How can they get away with this? Models and a gullible public. The tidal gauges have a long history in many locations, but that data is now supplemented with “reconstructions.” Now satellites are used as well, satellites which reportedly are accurate in centimeters, not millimeters. After much massaging, satellite data indicates sea level rise of about 3.4 millimeters per year (about 90 years to rise a foot), but isn’t the measurement on the shore what matters to us?

That the sea has been rising for centuries, since the last ice age, is not in dispute.  What is in dispute, hot dispute, are claims that it is accelerating, it is doing so because humans burn fossil fuels, and it will accelerate to the point of catastrophe in a very short time. All the dire claims assume acceleration.

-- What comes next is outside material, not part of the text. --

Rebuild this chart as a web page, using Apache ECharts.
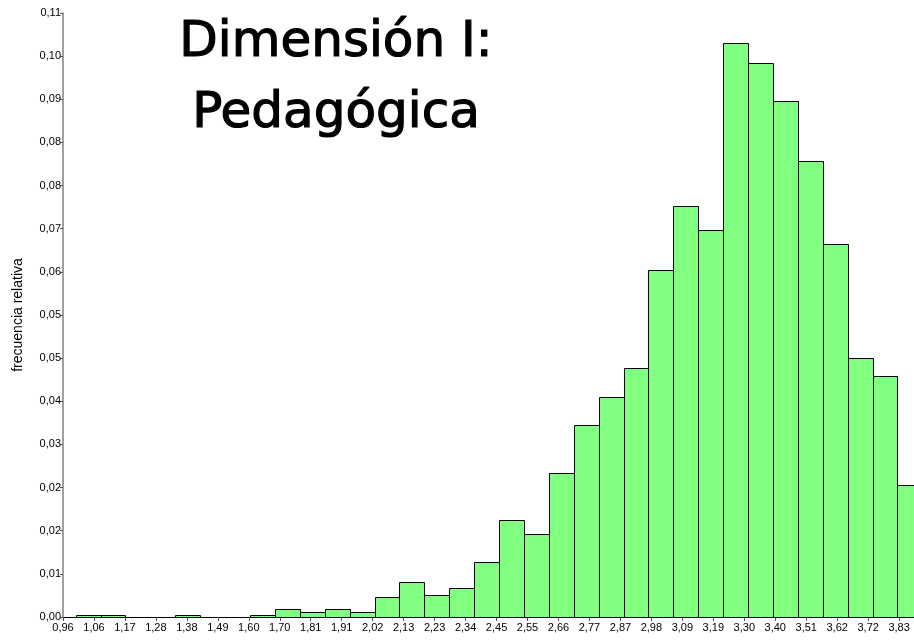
<!DOCTYPE html>
<html>
<head>
<meta charset="utf-8">
<script src="https://cdn.jsdelivr.net/npm/echarts@6/dist/echarts.min.js"></script>
<style>
  html, body { margin: 0; padding: 0; background: #fff; }
  #main { width: 914px; height: 642px; }
</style>
</head>
<body>
<div id="main"></div>
<script type="text/javascript">
// etiquetas del eje x (valor medio de la dimension)
var xLabels = ['0,96', '1,06', '1,17', '1,28', '1,38', '1,49', '1,60', '1,70', '1,81', '1,91',
  '2,02', '2,13', '2,23', '2,34', '2,45', '2,55', '2,66', '2,77', '2,87', '2,98',
  '3,09', '3,19', '3,30', '3,40', '3,51', '3,62', '3,72', '3,83'];
var xTickStart = 0.9563;
var xTickStep = 0.1066;

// etiquetas del eje y (frecuencia relativa)
var yLabels = ['0,00', '0,01', '0,02', '0,02', '0,03', '0,04', '0,05', '0,05',
  '0,06', '0,07', '0,08', '0,08', '0,09', '0,10', '0,11'];
var yStep = 0.0075;

// histograma: intervalos de igual ancho desde binMin
var binMin = 1;
var binWidth = 3 / 35;
var freq = [0.0004, 0.0004, 0, 0, 0.0004, 0, 0, 0.0004, 0.00134, 0.00092,
  0.00134, 0.00092, 0.00347, 0.00603, 0.00387, 0.00499, 0.00955, 0.0168, 0.01437, 0.02496,
  0.0333, 0.03827, 0.0433, 0.0604, 0.07144, 0.06727, 0.09976, 0.09623, 0.08975, 0.07933,
  0.06479, 0.04494, 0.04181, 0.02288];

var bins = [];
for (var i = 0; i < freq.length; i++) {
  var s = binMin + i * binWidth;
  bins.push([(s - xTickStart) / xTickStep, (s + binWidth - xTickStart) / xTickStep, freq[i]]);
}

var chart = echarts.init(document.getElementById('main'));

var labelFont = {
  fontFamily: '"Liberation Sans", Arial, sans-serif',
  fontSize: 11,
  color: '#000'
};

chart.setOption({
  animation: false,
  grid: { left: 63, right: 0, top: 13, bottom: 25 },
  graphic: [{
    type: 'text',
    x: 336,
    y: 8,
    style: {
      text: 'Dimensión I:\nPedagógica',
      font: '50px "DejaVu Sans", sans-serif',
      fill: '#000',
      stroke: '#000',
      lineWidth: 1.2,
      align: 'center',
      verticalAlign: 'top',
      lineHeight: 71
    },
    z: 10
  }],
  xAxis: {
    type: 'value',
    min: 0,
    max: 27.48,
    interval: 1,
    splitLine: { show: false },
    axisLine: { lineStyle: { color: '#000', width: 1 } },
    axisTick: { length: 4, lineStyle: { color: '#555' } },
    axisLabel: Object.assign({
      margin: 5,
      showMaxLabel: false,
      formatter: function (v) {
        return Number.isInteger(v) && xLabels[v] ? xLabels[v] : '';
      }
    }, labelFont)
  },
  yAxis: {
    type: 'value',
    min: 0,
    max: 0.105,
    interval: yStep,
    name: 'frecuencia relativa',
    nameLocation: 'middle',
    nameGap: 38,
    nameTextStyle: {
      fontFamily: '"Liberation Sans", Arial, sans-serif',
      fontSize: 14,
      color: '#000'
    },
    splitLine: { show: false },
    axisLine: { lineStyle: { color: '#808080', width: 1.5 } },
    axisTick: { length: 3, lineStyle: { color: '#555' } },
    axisLabel: Object.assign({
      margin: 2,
      formatter: function (v) {
        var k = Math.round(v / yStep);
        return yLabels[k] !== undefined ? yLabels[k] : '';
      }
    }, labelFont)
  },
  series: [{
    type: 'custom',
    data: bins,
    encode: { x: [0, 1], y: 2 },
    renderItem: function (params, api) {
      if (!api.value(2)) return;
      var p0 = api.coord([api.value(0), api.value(2)]);
      var p1 = api.coord([api.value(1), 0]);
      var x0 = Math.round(p0[0]) + 0.5;
      var x1 = Math.round(p1[0]) + 0.5;
      var y0 = Math.round(p0[1]) + 0.5;
      var y1 = Math.round(p1[1]) + 0.5;
      return {
        type: 'rect',
        shape: { x: x0, y: y0, width: x1 - x0, height: y1 - y0 },
        style: { fill: '#80ff80', stroke: '#000', lineWidth: 1 }
      };
    }
  }]
});
</script>
</body>
</html>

What is also not in dispute is that Virginia is unprepared for the storms and flooding we already get and can continue to expect. Making your adaptations or mitigation plans based on some of the more dire scenarios could be justified, but abandoning your gasoline-powered car or natural gas furnace will have zero impact.

This is an orchestrated media campaign. It was no accident that earlier this week, during the Olympics, the Ukrainian crisis and the COVID pandemic, a national news network led its evening broadcast with a weather story about a typical winter storm. They are selling alarmism on weather just as they did on COVID.

The Thursday RTD included a standard weather forecast story, supplemented by a long section claiming that rainfall here is increasing, with the author citing data from his former employer, Climate Central. The online version again is supplemented with graphics.

My favorite sentence? “The analysis is limited, but it does fit with the scientific expectations of a warming climate.” Would the newspaper print it if it didn’t? All the news that fits…

The Associated Press, the venerable Associated Press, is accepting $8 million in outside funds to “sponsor” its climate journalism and is even bragging about it:

(AP) — The Associated Press said Tuesday (Feb. 15) that it is assigning more than two dozen journalists across the world to cover climate issues, in the news organization’s largest single expansion paid for through philanthropic grants. The announcement illustrates how philanthropy has swiftly become an important new funding source for journalism — at the AP and elsewhere — at a time when the industry’s financial outlook has been otherwise bleak. (Full AP story here.)

Other reporters at the Richmond newspaper are getting sacked. The climate coverage expands. If the Richmond newspaper or local broadcast outlets are enjoying similar subsidies, where would we go to find out? The near-daily full-page ads from the local utility basing its capital plans on the climate catastrophe narrative, those we can see. What can’t we see?